▸ YOUR OBJECTIVE:
Starting at the first line of the listing below, retype each line up to and including the one that contains "None, 10, 10, 12, 13, 14, 14, 12, 17]". Leave pictures out.

BEGIN PROVIDED MATERIAL

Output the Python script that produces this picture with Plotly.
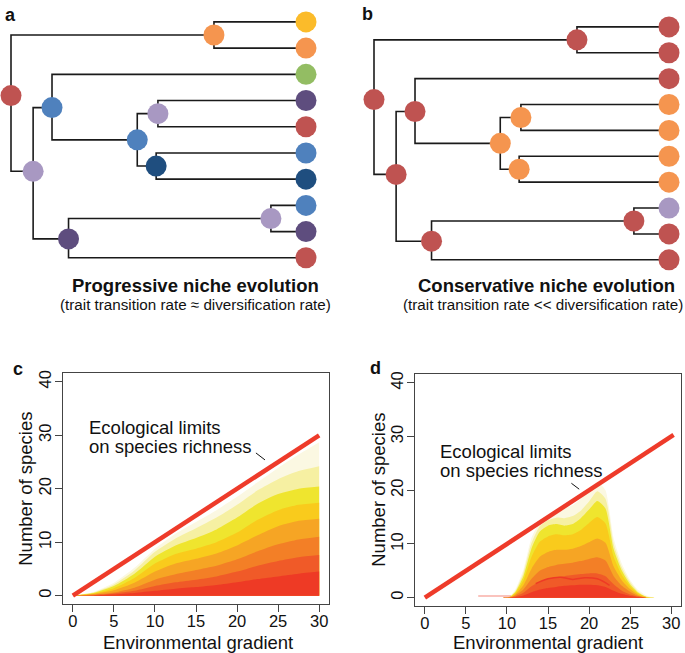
import plotly.graph_objects as go

W, H = 685, 653
FONT = "Arial, Liberation Sans, Helvetica, sans-serif"

# ---------------- tree data (same topology in panels a and b) ----------------
# nodes 0-9 are tips (top to bottom), 10-18 internal nodes
node_depth = [1, 1, 1, 1, 1, 1, 1, 1, 1, 1,
              0.0, 0.688, 0.075, 0.139, 0.428, 0.498, 0.492, 0.195, 0.881]
node_pos = [0, 1, 2, 3, 4, 5, 6, 7, 8, 9,
            2.81, 0.5, 5.70, 3.27, 4.5, 3.5, 5.5, 8.28, 7.5]
node_parent = [11, 11, 13, 15, 15, 16, 16, 18, 18, 17,
               None, 10, 10, 12, 13, 14, 14, 12, 17]

RED = "#BF5351"; ORG = "#F5954F"; YEL = "#FBBB2A"; GRN = "#93BD63"
PUR = "#5E4D7E"; BLU = "#4F81BD"; DBL = "#1F4E7F"; LAV = "#A898C2"
colors_a = [YEL, ORG, GRN, PUR, RED, BLU, DBL, BLU, PUR, RED,
            RED, ORG, LAV, BLU, BLU, LAV, DBL, PUR, LAV]
colors_b = [RED, RED, RED, ORG, ORG, ORG, ORG, LAV, RED, RED,
            RED, RED, RED, RED, ORG, ORG, ORG, RED, RED]

title_a = "Progressive niche evolution"
sub_a = "(trait transition rate \u2248 diversification rate)"
title_b = "Conservative niche evolution"
sub_b = "(trait transition rate << diversification rate)"

# ---------------- simulated richness curves ----------------
band_colors = ["#FBF8E2", "#F6F0A2", "#EFE52E", "#F9CB1C",
               "#F6A524", "#F37F26", "#F05A28", "#EE3A25"]

c_x = [0, 2.5, 5, 7.5, 10, 12.5, 15, 17.5, 20, 22.5, 25, 27.5, 30]
c_faint = [0, 0.7, 2.4, 5.2, 8.8, 11.6, 13.8, 16.0, 18.5, 21.2, 23.9, 26.4, 28.7]
c_pale = [0, 0.6, 2.1, 4.7, 8.2, 10.7, 12.6, 14.6, 17.0, 19.7, 21.8, 23.3, 24.2]
c_yellow = [0, 0.5, 1.8, 4.1, 7.3, 9.4, 10.8, 12.4, 14.6, 17.2, 19.0, 20.0, 20.4]
c_golden = [0, 0.4, 1.4, 3.3, 6.0, 7.8, 8.8, 10.0, 11.8, 14.2, 16.0, 17.0, 17.4]
c_orange = [0, 0.3, 1.0, 2.4, 4.5, 6.0, 6.9, 7.9, 9.4, 11.3, 13.0, 14.0, 14.4]
c_dkorange = [0, 0.2, 0.6, 1.5, 3.0, 4.0, 4.8, 5.6, 6.8, 8.3, 9.6, 10.5, 11.0]
c_redor = [0, 0.1, 0.4, 0.9, 1.8, 2.5, 3.0, 3.6, 4.5, 5.6, 6.5, 7.2, 7.6]
c_red = [0, 0.05, 0.2, 0.5, 0.9, 1.3, 1.6, 2.0, 2.5, 3.1, 3.6, 4.1, 4.5]

d_x = [0, 5, 9.5, 10.3, 11, 12, 13, 14, 15, 16, 17, 18, 19, 20, 21, 22, 23, 24, 25, 26, 27, 28, 30]
d_faint = [0, 0, 0, 0.2, 1.5, 5.2, 11.2, 14.0, 15.0, 16.0, 16.6, 17.2, 18.4, 20.0, 21.6, 20.0, 11.0, 6.3, 3.3, 1.4, 0.4, 0, 0]
d_pale = [0, 0, 0, 0.15, 1.2, 4.6, 10.2, 13.3, 14.4, 14.9, 14.8, 15.2, 16.2, 17.9, 19.8, 18.4, 10.0, 5.6, 2.9, 1.1, 0.2, 0, 0]
d_yellow = [0, 0, 0, 0.1, 1.0, 4.0, 9.2, 12.3, 13.4, 13.7, 13.4, 13.7, 14.8, 16.4, 18.0, 16.6, 9.0, 5.0, 2.5, 0.9, 0.1, 0, 0]
d_golden = [0, 0, 0, 0.08, 0.8, 3.2, 7.6, 10.4, 11.4, 11.8, 11.6, 11.8, 12.6, 13.9, 15.0, 13.8, 7.6, 4.2, 2.1, 0.7, 0.1, 0, 0]
d_orange = [0, 0, 0, 0.05, 0.6, 2.3, 5.4, 7.6, 8.5, 8.9, 8.9, 9.1, 9.6, 10.3, 11.0, 10.2, 5.8, 3.2, 1.6, 0.5, 0, 0, 0]
d_dkorange = [0, 0, 0, 0.03, 0.4, 1.5, 3.5, 5.0, 5.7, 6.1, 6.3, 6.5, 6.8, 7.2, 7.5, 6.9, 4.0, 2.2, 1.1, 0.3, 0, 0, 0]
d_redor = [0, 0, 0, 0.02, 0.2, 0.9, 2.1, 3.0, 3.5, 3.8, 4.0, 4.2, 4.4, 4.5, 4.5, 4.0, 2.5, 1.3, 0.6, 0.2, 0, 0, 0]
d_red = [0, 0, 0, 0.01, 0.1, 0.4, 1.0, 1.5, 1.8, 2.0, 2.2, 2.3, 2.4, 2.4, 2.3, 2.0, 1.3, 0.7, 0.3, 0.1, 0, 0, 0]

# stray single simulations visible in panel d
d_stray_x = [6.5, 8.5, 10.5]
d_stray_y = [0.3, 0.3, 0.3]
d_arc_x = [13.5, 15, 16.5, 18, 19.5, 21, 22.5]
d_arc_y = [2.6, 3.5, 3.8, 3.4, 3.7, 3.5, 2.3]

limit_x_c = [0, 30]
limit_y_c = [0, 30]
limit_x_d = [0, 30.3]
limit_y_d = [0, 30.3]

x_ticks = [0, 5, 10, 15, 20, 25, 30]
y_ticks = [0, 10, 20, 30, 40]
x_title = "Environmental gradient"
y_title = "Number of species"
eco_line1 = "Ecological limits"
eco_line2 = "on species richness"

LIMIT_COLOR = "#EE3B2A"

fig = go.Figure()


def px_dom_x(a, b):
    return [a / W, b / W]


def px_dom_y(top, bot):
    return [1 - bot / H, 1 - top / H]


def add_tree(colors, xa, ya):
    ex, ey = [], []
    for n, p in enumerate(node_parent):
        if p is None:
            continue
        ex += [node_depth[p], node_depth[p], node_depth[n], None]
        ey += [node_pos[p], node_pos[n], node_pos[n], None]
    fig.add_trace(go.Scatter(x=ex, y=ey, mode="lines", xaxis=xa, yaxis=ya,
                             line=dict(color="#1a1a1a", width=1.6),
                             hoverinfo="skip", showlegend=False, cliponaxis=False))
    fig.add_trace(go.Scatter(x=node_depth, y=node_pos, mode="markers", xaxis=xa, yaxis=ya,
                             marker=dict(size=21, color=colors, line=dict(width=0)),
                             showlegend=False, cliponaxis=False))


add_tree(colors_a, "x", "y")
add_tree(colors_b, "x2", "y2")


def add_bands(xs, bands, xa, ya):
    for vals, col in zip(bands, band_colors):
        fig.add_trace(go.Scatter(x=xs, y=vals, mode="lines", fill="tozeroy",
                                 fillcolor=col, xaxis=xa, yaxis=ya,
                                 line=dict(width=0, color=col, shape="spline", smoothing=0.6),
                                 hoverinfo="skip", showlegend=False))


add_bands(c_x, [c_faint, c_pale, c_yellow, c_golden, c_orange, c_dkorange, c_redor, c_red], "x3", "y3")
add_bands(d_x, [d_faint, d_pale, d_yellow, d_golden, d_orange, d_dkorange, d_redor, d_red], "x4", "y4")

fig.add_trace(go.Scatter(x=d_stray_x, y=d_stray_y, mode="lines", xaxis="x4", yaxis="y4",
                         line=dict(color="#F5877C", width=1.2), showlegend=False))
fig.add_trace(go.Scatter(x=d_arc_x, y=d_arc_y, mode="lines", xaxis="x4", yaxis="y4",
                         line=dict(color="#EE3A25", width=1.5, shape="spline"), showlegend=False))

fig.add_trace(go.Scatter(x=limit_x_c, y=limit_y_c, mode="lines", xaxis="x3", yaxis="y3",
                         line=dict(color=LIMIT_COLOR, width=4.5), showlegend=False, cliponaxis=False))
fig.add_trace(go.Scatter(x=limit_x_d, y=limit_y_d, mode="lines", xaxis="x4", yaxis="y4",
                         line=dict(color=LIMIT_COLOR, width=4.5), showlegend=False, cliponaxis=False))

hidden = dict(visible=False, showgrid=False, zeroline=False, fixedrange=True)

# tree a: depth 0 -> px 11, depth 1 -> px 306 ; tip i -> py 19 + 26.33 i
fig.update_layout(
    xaxis=dict(domain=px_dom_x(0, 340), range=[(0 - 11) / 295, (340 - 11) / 295], **hidden),
    yaxis=dict(domain=px_dom_y(0, 270), range=[(270 - 19) / 26.33, (0 - 19) / 26.33], **hidden),
    xaxis2=dict(domain=px_dom_x(345, 685), range=[(345 - 374) / 295, (685 - 374) / 295], **hidden),
    yaxis2=dict(domain=px_dom_y(0, 270), range=[(270 - 24) / 26.0, (0 - 24) / 26.0], **hidden),
)

axis_common = dict(showline=True, mirror=True, linecolor="#444", linewidth=1,
                   ticks="outside", ticklen=7, tickwidth=1, tickcolor="#444",
                   showgrid=False, zeroline=False,
                   tickfont=dict(family=FONT, size=16.5, color="#111"))

fig.update_layout(
    xaxis3=dict(domain=px_dom_x(63, 329), range=[-1.2, 31.2], tickvals=x_ticks, anchor="y3",
                ticklabelstandoff=-5, **axis_common),
    yaxis3=dict(domain=px_dom_y(372, 604), range=[-1.6, 41.6], tickvals=y_ticks, anchor="x3",
                tickangle=-90, ticklabelstandoff=-3, **axis_common),
    xaxis4=dict(domain=px_dom_x(415, 681), range=[-1.2, 31.2], tickvals=x_ticks, anchor="y4",
                ticklabelstandoff=-5, **axis_common),
    yaxis4=dict(domain=px_dom_y(373, 606), range=[-1.6, 41.6], tickvals=y_ticks, anchor="x4",
                tickangle=-90, ticklabelstandoff=-3, **axis_common),
)

ann = []


def paper_text(text, px, py, size, bold=False, angle=0, color="#111"):
    ann.append(dict(text=("<b>%s</b>" % text) if bold else text, x=px / W, y=1 - py / H,
                    xref="paper", yref="paper", xanchor="center", yanchor="middle",
                    showarrow=False, textangle=angle,
                    font=dict(family=FONT, size=size, color=color)))


paper_text("a", 10, 12, 18, bold=True)
paper_text("b", 367, 11.5, 18, bold=True)
paper_text("c", 18, 368, 18, bold=True)
paper_text("d", 375, 367, 18, bold=True)

paper_text(title_a, 196, 283.5, 18.5, bold=True)
paper_text(sub_a, 196, 303, 15.2)
paper_text(title_b, 546, 283.5, 18.5, bold=True)
paper_text(sub_b, 543, 303, 15.2)

paper_text(x_title, 198, 642, 18.5)
paper_text(x_title, 548, 642, 18.5)
paper_text(y_title, 26, 488, 18.5, angle=-90)
paper_text(y_title, 379, 489, 18.5, angle=-90)

for xa, ya, x0, y1, y2 in [("x3", "y3", 1.7, 31.4, 27.9), ("x4", "y4", 1.6, 27.3, 23.6)]:
    for t, yy in [(eco_line1, y1), (eco_line2, y2)]:
        ann.append(dict(text=t, x=x0, y=yy, xref=xa, yref=ya, xanchor="left", yanchor="middle",
                        showarrow=False, font=dict(family=FONT, size=18.5, color="#111")))

shapes = [
    dict(type="line", xref="x3", yref="y3", x0=22.3, y0=26.7, x1=23.4, y1=25.4,
         line=dict(color="#111", width=1)),
    dict(type="line", xref="x4", yref="y4", x0=17.85, y0=21.3, x1=18.8, y1=20.2,
         line=dict(color="#111", width=1)),
]

fig.update_layout(width=W, height=H, margin=dict(l=0, r=0, t=0, b=0),
                  paper_bgcolor="white", plot_bgcolor="rgba(0,0,0,0)",
                  showlegend=False, annotations=ann, shapes=shapes)

fig.write_html("out.html", config={"displayModeBar": False},
               post_script="document.body.style.margin='0';")
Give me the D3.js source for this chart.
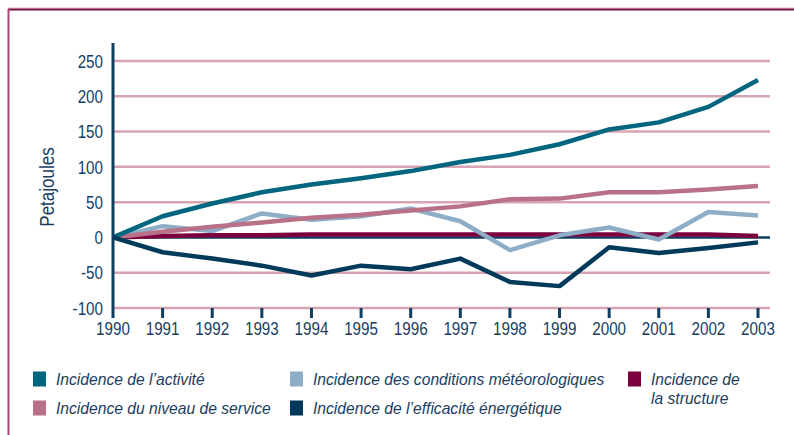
<!DOCTYPE html>
<html>
<head>
<meta charset="utf-8">
<script src="https://cdn.jsdelivr.net/npm/d3@7"></script>
<style>
  body { margin: 0; background: #fff; }
  svg { display: block; }
  text { font-family: "Liberation Sans Narrow", "Liberation Sans", Arial, sans-serif; fill: #1a3d5f; }
</style>
</head>
<body>
<svg id="chart" width="794" height="435"></svg>
<script>
var years = [1990, 1991, 1992, 1993, 1994, 1995, 1996, 1997, 1998, 1999, 2000, 2001, 2002, 2003];

var activite   = [0, 30, 48, 64, 75, 84, 94, 107, 117, 132, 153, 163, 185, 223];
var meteo      = [0, 16, 9, 34, 25, 30, 41, 23, -18, 3, 14, -3, 36, 31];
var service    = [0, 8, 15, 21, 28, 32, 38, 44, 54, 55, 64, 64, 68, 73];
var structure  = [0, 2, 3, 3, 4, 4, 4, 4, 4, 4, 4, 4, 4, 2];
var efficacite = [0, -21, -30, -40, -54, -40, -45, -30, -63, -69, -14, -22, -15, -7];

var yTicks = [-100, -50, 0, 50, 100, 150, 200, 250];

var legendItems = [
  { label: ['Incidence de l\u2019activit\u00e9'], color: '#00667f', col: 0, row: 0 },
  { label: ['Incidence du niveau de service'], color: '#b87186', col: 0, row: 1 },
  { label: ['Incidence des conditions m\u00e9t\u00e9orologiques'], color: '#8eadc7', col: 1, row: 0 },
  { label: ['Incidence de l\u2019efficacit\u00e9 \u00e9nerg\u00e9tique'], color: '#003a5b', col: 1, row: 1 },
  { label: ['Incidence de', 'la structure'], color: '#7b003d', col: 2, row: 0 }
];

var svg = d3.select('#chart'),
    navy = '#0f3f60',
    grid = '#d7a4b2',
    x = d3.scaleLinear().domain([1990, 2003]).range([113, 758]),
    y = d3.scaleLinear().domain([-100, 250]).range([308, 61]);

// squeeze text horizontally (the original uses a condensed face)
function condense(sel, k) {
  sel.each(function() {
    var w = this.getComputedTextLength();
    d3.select(this).attr('textLength', w * k).attr('lengthAdjust', 'spacingAndGlyphs');
  });
}

// frame
svg.append('line').attr('x1', 8).attr('x2', 794).attr('y1', 8).attr('y2', 8)
  .attr('stroke', '#e2b8c6').attr('stroke-width', 1);
svg.append('line').attr('x1', 8).attr('x2', 794).attr('y1', 9.5).attr('y2', 9.5)
  .attr('stroke', '#78103f').attr('stroke-width', 2);
svg.append('line').attr('x1', 8.5).attr('x2', 8.5).attr('y1', 9).attr('y2', 435)
  .attr('stroke', '#a8477a').attr('stroke-width', 2);

// grid
svg.append('g').selectAll('line')
  .data(yTicks.filter(function(d) { return d !== 0; }))
  .enter().append('line')
    .attr('x1', x(1990)).attr('x2', 770)
    .attr('y1', function(d) { return y(d); })
    .attr('y2', function(d) { return y(d); })
    .attr('stroke', grid).attr('stroke-width', 2.5);

// y tick labels
var yLab = svg.append('g').selectAll('text')
  .data(yTicks)
  .enter().append('text')
    .attr('x', 103)
    .attr('y', function(d) { return y(d); })
    .attr('dy', '0.35em')
    .attr('text-anchor', 'end')
    .attr('font-size', 19)
    .text(function(d) { return d; });
condense(yLab, 0.8);

// x ticks + labels
svg.append('g').selectAll('line')
  .data(years.slice(1))
  .enter().append('line')
    .attr('x1', function(d) { return x(d); })
    .attr('x2', function(d) { return x(d); })
    .attr('y1', y(-100)).attr('y2', 318)
    .attr('stroke', navy).attr('stroke-width', 3);

var xLab = svg.append('g').selectAll('text')
  .data(years)
  .enter().append('text')
    .attr('x', function(d) { return x(d); })
    .attr('y', 335)
    .attr('text-anchor', 'middle')
    .attr('font-size', 19)
    .text(function(d) { return d; });
condense(xLab, 0.8);

// y label
var yt = svg.append('text')
  .attr('transform', 'translate(54,187) rotate(-90)')
  .attr('text-anchor', 'middle')
  .attr('font-size', 20)
  .text('Petajoules');
condense(yt, 0.85);

// zero line
svg.append('line').attr('x1', x(1990)).attr('x2', 770)
  .attr('y1', y(0)).attr('y2', y(0))
  .attr('stroke', navy).attr('stroke-width', 2.5);

// series
var line = d3.line()
  .x(function(d, i) { return x(years[i]); })
  .y(function(d) { return y(d); });

var series = [
  { values: structure, color: '#7b003d' },
  { values: meteo, color: '#8eadc7' },
  { values: service, color: '#b87186' },
  { values: activite, color: '#00667f' },
  { values: efficacite, color: '#003a5b' }
];

svg.append('g').selectAll('path')
  .data(series)
  .enter().append('path')
    .attr('d', function(d) { return line(d.values); })
    .attr('fill', 'none')
    .attr('stroke', function(d) { return d.color; })
    .attr('stroke-width', 4.5)
    .attr('stroke-linejoin', 'round');

// y axis line
svg.append('line').attr('x1', x(1990)).attr('x2', x(1990))
  .attr('y1', 43).attr('y2', 318)
  .attr('stroke', navy).attr('stroke-width', 3);

// legend
var colX = [33, 290, 628],
    rowY = [379, 408];

var leg = svg.append('g').selectAll('g')
  .data(legendItems)
  .enter().append('g')
    .attr('transform', function(d) { return 'translate(' + colX[d.col] + ',' + rowY[d.row] + ')'; });

leg.append('rect')
  .attr('x', 0).attr('y', -7.5)
  .attr('width', 13).attr('height', 15)
  .attr('fill', function(d) { return d.color; });

leg.each(function(d) {
  var t = d3.select(this).append('text')
    .attr('font-size', 17)
    .attr('font-style', 'italic');
  d.label.forEach(function(s, i) {
    t.append('tspan').attr('x', 23).attr('y', 6 + i * 19).text(s);
  });
});
condense(leg.selectAll('tspan'), 0.92);
</script>
</body>
</html>
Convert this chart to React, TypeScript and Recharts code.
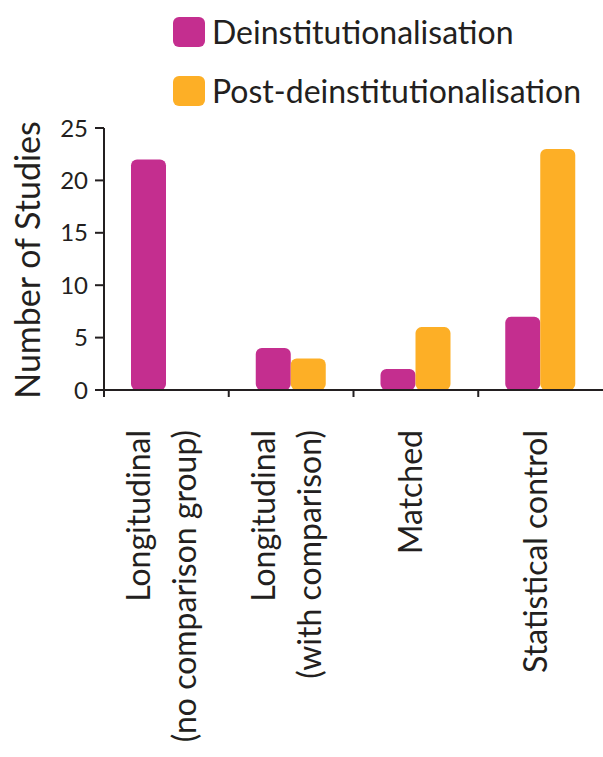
import React from 'react';
import { BarChart, Bar, XAxis, YAxis, Legend } from 'recharts';

const categories = [
  'Longitudinal|(no comparison group)',
  'Longitudinal|(with comparison)',
  'Matched',
  'Statistical control',
];
const deinstValues = [22, 4, 2, 7];
const postValues = [0, 3, 6, 23];
const yTicks = [0, 5, 10, 15, 20, 25];
const seriesNames = ['Deinstitutionalisation', 'Post-deinstitutionalisation'];
const seriesColors = ['#C42E8F', '#FDAF26'];

const data = categories.map((c, i) => ({
  category: c,
  deinst: deinstValues[i],
  post: postValues[i],
}));

const FONT = 'Lato, "Open Sans", sans-serif';
const INK = '#231F20';
const CHART_W = 603;
const Y_AXIS_W = 104;
const BAND = (CHART_W - Y_AXIS_W) / categories.length;

function XTick(props: any) {
  const { x, y, payload } = props;
  const lines = String(payload.value).split('|');
  const gap = 46;
  const fs = 32;
  const top = 430;
  const bx = x - BAND / 2;
  return (
    <g>
      <line x1={bx} x2={bx} y1={y - 8} y2={y - 1} stroke={INK} strokeWidth={2} />
      {lines.map((l, i) => {
        const cx = x - 5 + (i - (lines.length - 1) / 2) * gap + fs * 0.36;
        return (
          <text
            key={i}
            x={cx}
            y={top}
            transform={`rotate(-90 ${cx} ${top})`}
            textAnchor="end"
            fontSize={fs}
            fill={INK}
            fontFamily={FONT}
          >
            {l}
          </text>
        );
      })}
    </g>
  );
}

function YLabel() {
  const x = 40;
  const y = 260;
  return (
    <text
      x={x}
      y={y}
      transform={`rotate(-90 ${x} ${y})`}
      textAnchor="middle"
      fontSize={34}
      fill={INK}
      fontFamily={FONT}
    >
      Number of Studies
    </text>
  );
}

const LegendContent = () => (
  <div style={{ fontFamily: FONT }}>
    {seriesNames.map((n, i) => (
      <div key={n} style={{ display: 'flex', alignItems: 'center', height: 59 }}>
        <div
          style={{
            width: 32,
            height: 30,
            borderRadius: 6,
            background: seriesColors[i],
            marginRight: 7,
          }}
        />
        <span style={{ fontSize: 32, color: INK, lineHeight: '36px' }}>{n}</span>
      </div>
    ))}
  </div>
);

export default function App() {
  return (
    <div style={{ position: 'absolute', left: 0, top: 0, background: '#fff' }}>
      <BarChart
        width={CHART_W}
        height={757}
        data={data}
        margin={{ top: 128, right: 0, left: 0, bottom: 0 }}
        barGap={0}
        barSize={35}
      >
        <XAxis
          dataKey="category"
          interval={0}
          height={367}
          tick={<XTick />}
          tickLine={false}
          tickSize={8}
          tickMargin={0}
          stroke={INK}
          strokeWidth={2}
        />
        <YAxis
          width={Y_AXIS_W}
          domain={[0, 25]}
          ticks={yTicks}
          interval={0}
          tickSize={9}
          tickMargin={7}
          stroke={INK}
          strokeWidth={2}
          tick={{ fontSize: 24, fill: INK, fontFamily: FONT }}
          label={<YLabel />}
        />
        <Legend
          layout="vertical"
          verticalAlign="middle"
          align="center"
          content={<LegendContent />}
          wrapperStyle={{ top: 2, left: 173, width: 'auto', height: 'auto' }}
        />
        <Bar dataKey="deinst" name={seriesNames[0]} fill={seriesColors[0]} radius={6} isAnimationActive={false} />
        <Bar dataKey="post" name={seriesNames[1]} fill={seriesColors[1]} radius={6} isAnimationActive={false} />
      </BarChart>
    </div>
  );
}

END PROVIDED MATERIAL

▸ WRITTEN SOLUTION:
Output the Python script that produces this picture with Plotly.
import plotly.graph_objects as go

W, H = 685, 653
FONT = "Arial, Liberation Sans, Helvetica, sans-serif"

# ---------------- tree data (same topology in panels a and b) ----------------
# nodes 0-9 are tips (top to bottom), 10-18 internal nodes
node_depth = [1, 1, 1, 1, 1, 1, 1, 1, 1, 1,
              0.0, 0.688, 0.075, 0.139, 0.428, 0.498, 0.492, 0.195, 0.881]
node_pos = [0, 1, 2, 3, 4, 5, 6, 7, 8, 9,
            2.81, 0.5, 5.70, 3.27, 4.5, 3.5, 5.5, 8.28, 7.5]
node_parent = [11, 11, 13, 15, 15, 16, 16, 18, 18, 17,
               None, 10, 10, 12, 13, 14, 14, 12, 17]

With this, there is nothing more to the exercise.